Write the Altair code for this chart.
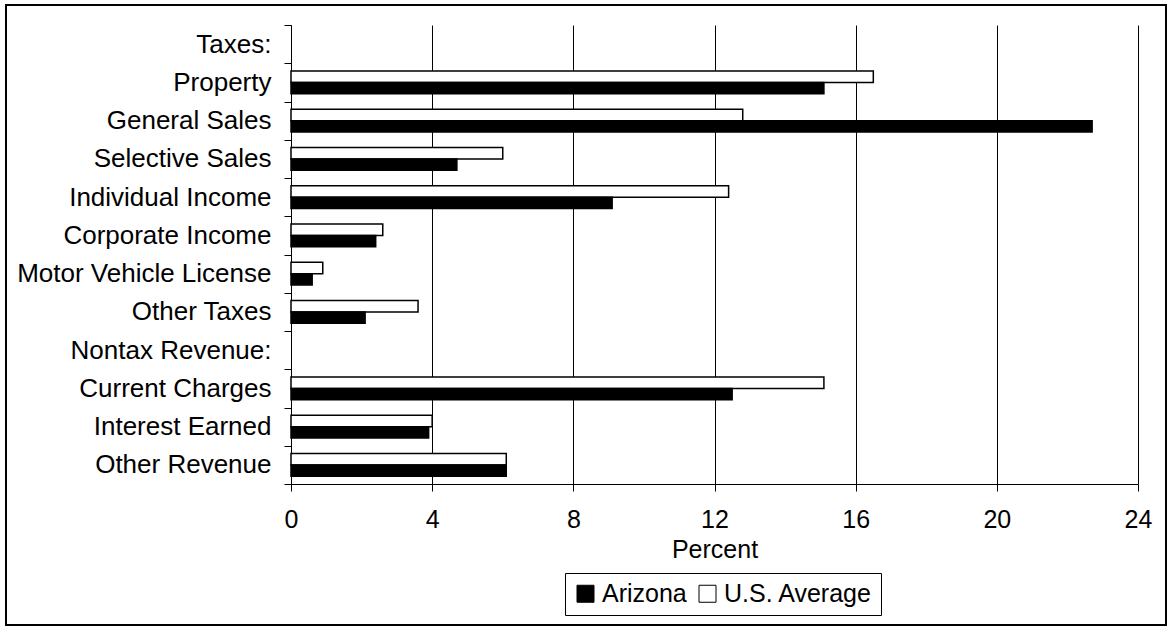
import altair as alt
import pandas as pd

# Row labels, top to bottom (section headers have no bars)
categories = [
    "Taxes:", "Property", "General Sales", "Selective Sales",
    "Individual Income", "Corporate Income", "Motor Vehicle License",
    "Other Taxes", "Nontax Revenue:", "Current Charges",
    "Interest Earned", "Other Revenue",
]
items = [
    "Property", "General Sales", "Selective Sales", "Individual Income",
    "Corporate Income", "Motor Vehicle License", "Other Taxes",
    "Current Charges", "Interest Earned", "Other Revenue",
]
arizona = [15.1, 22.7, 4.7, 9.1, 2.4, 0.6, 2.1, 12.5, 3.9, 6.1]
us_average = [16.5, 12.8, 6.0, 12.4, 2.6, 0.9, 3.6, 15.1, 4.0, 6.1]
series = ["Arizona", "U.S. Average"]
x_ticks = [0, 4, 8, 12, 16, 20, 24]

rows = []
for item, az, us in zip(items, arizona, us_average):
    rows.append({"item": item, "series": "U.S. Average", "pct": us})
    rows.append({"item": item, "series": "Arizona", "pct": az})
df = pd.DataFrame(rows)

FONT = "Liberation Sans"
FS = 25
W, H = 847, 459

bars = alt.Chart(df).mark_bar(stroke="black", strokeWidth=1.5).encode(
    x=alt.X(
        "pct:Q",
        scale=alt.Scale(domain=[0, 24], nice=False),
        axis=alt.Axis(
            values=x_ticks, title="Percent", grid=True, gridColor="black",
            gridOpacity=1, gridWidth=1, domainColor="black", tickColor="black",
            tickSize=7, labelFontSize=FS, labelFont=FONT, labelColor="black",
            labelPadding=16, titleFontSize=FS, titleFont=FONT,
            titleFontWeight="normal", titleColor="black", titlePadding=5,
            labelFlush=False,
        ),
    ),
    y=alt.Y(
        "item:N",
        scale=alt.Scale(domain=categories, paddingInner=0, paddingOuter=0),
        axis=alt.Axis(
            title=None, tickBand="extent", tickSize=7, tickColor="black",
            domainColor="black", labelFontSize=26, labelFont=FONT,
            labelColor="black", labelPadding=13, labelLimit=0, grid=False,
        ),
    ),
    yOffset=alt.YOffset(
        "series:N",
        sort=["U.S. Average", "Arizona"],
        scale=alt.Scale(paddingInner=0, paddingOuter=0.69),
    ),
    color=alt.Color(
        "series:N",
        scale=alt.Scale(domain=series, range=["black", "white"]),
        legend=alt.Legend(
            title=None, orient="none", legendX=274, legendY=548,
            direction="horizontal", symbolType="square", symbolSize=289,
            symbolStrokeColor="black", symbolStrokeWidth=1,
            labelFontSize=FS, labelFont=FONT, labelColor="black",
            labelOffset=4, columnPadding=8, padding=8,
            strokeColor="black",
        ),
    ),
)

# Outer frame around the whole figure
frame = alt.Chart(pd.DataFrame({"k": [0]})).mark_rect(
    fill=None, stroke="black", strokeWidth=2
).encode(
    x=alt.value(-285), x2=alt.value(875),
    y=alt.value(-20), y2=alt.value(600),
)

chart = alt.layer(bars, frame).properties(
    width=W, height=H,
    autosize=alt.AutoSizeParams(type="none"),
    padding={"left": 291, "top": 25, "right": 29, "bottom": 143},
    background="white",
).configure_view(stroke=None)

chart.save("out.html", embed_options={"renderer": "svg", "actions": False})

▶ [What is required]: Your task is to repeat the material above exactly, without its pictures.

▶ [Problem solution]:
Write the Altair code for this chart.
import altair as alt
import pandas as pd

# Row labels, top to bottom (section headers have no bars)
categories = [
    "Taxes:", "Property", "General Sales", "Selective Sales",
    "Individual Income", "Corporate Income", "Motor Vehicle License",
    "Other Taxes", "Nontax Revenue:", "Current Charges",
    "Interest Earned", "Other Revenue",
]
items = [
    "Property", "General Sales", "Selective Sales", "Individual Income",
    "Corporate Income", "Motor Vehicle License", "Other Taxes",
    "Current Charges", "Interest Earned", "Other Revenue",
]
arizona = [15.1, 22.7, 4.7, 9.1, 2.4, 0.6, 2.1, 12.5, 3.9, 6.1]
us_average = [16.5, 12.8, 6.0, 12.4, 2.6, 0.9, 3.6, 15.1, 4.0, 6.1]
series = ["Arizona", "U.S. Average"]
x_ticks = [0, 4, 8, 12, 16, 20, 24]

rows = []
for item, az, us in zip(items, arizona, us_average):
    rows.append({"item": item, "series": "U.S. Average", "pct": us})
    rows.append({"item": item, "series": "Arizona", "pct": az})
df = pd.DataFrame(rows)

FONT = "Liberation Sans"
FS = 25
W, H = 847, 459

bars = alt.Chart(df).mark_bar(stroke="black", strokeWidth=1.5).encode(
    x=alt.X(
        "pct:Q",
        scale=alt.Scale(domain=[0, 24], nice=False),
        axis=alt.Axis(
            values=x_ticks, title="Percent", grid=True, gridColor="black",
            gridOpacity=1, gridWidth=1, domainColor="black", tickColor="black",
            tickSize=7, labelFontSize=FS, labelFont=FONT, labelColor="black",
            labelPadding=16, titleFontSize=FS, titleFont=FONT,
            titleFontWeight="normal", titleColor="black", titlePadding=5,
            labelFlush=False,
        ),
    ),
    y=alt.Y(
        "item:N",
        scale=alt.Scale(domain=categories, paddingInner=0, paddingOuter=0),
        axis=alt.Axis(
            title=None, tickBand="extent", tickSize=7, tickColor="black",
            domainColor="black", labelFontSize=26, labelFont=FONT,
            labelColor="black", labelPadding=13, labelLimit=0, grid=False,
        ),
    ),
    yOffset=alt.YOffset(
        "series:N",
        sort=["U.S. Average", "Arizona"],
        scale=alt.Scale(paddingInner=0, paddingOuter=0.69),
    ),
    color=alt.Color(
        "series:N",
        scale=alt.Scale(domain=series, range=["black", "white"]),
        legend=alt.Legend(
            title=None, orient="none", legendX=274, legendY=548,
            direction="horizontal", symbolType="square", symbolSize=289,
            symbolStrokeColor="black", symbolStrokeWidth=1,
            labelFontSize=FS, labelFont=FONT, labelColor="black",
            labelOffset=4, columnPadding=8, padding=8,
            strokeColor="black",
        ),
    ),
)

# Outer frame around the whole figure
frame = alt.Chart(pd.DataFrame({"k": [0]})).mark_rect(
    fill=None, stroke="black", strokeWidth=2
).encode(
    x=alt.value(-285), x2=alt.value(875),
    y=alt.value(-20), y2=alt.value(600),
)

chart = alt.layer(bars, frame).properties(
    width=W, height=H,
    autosize=alt.AutoSizeParams(type="none"),
    padding={"left": 291, "top": 25, "right": 29, "bottom": 143},
    background="white",
).configure_view(stroke=None)

chart.save("out.html", embed_options={"renderer": "svg", "actions": False})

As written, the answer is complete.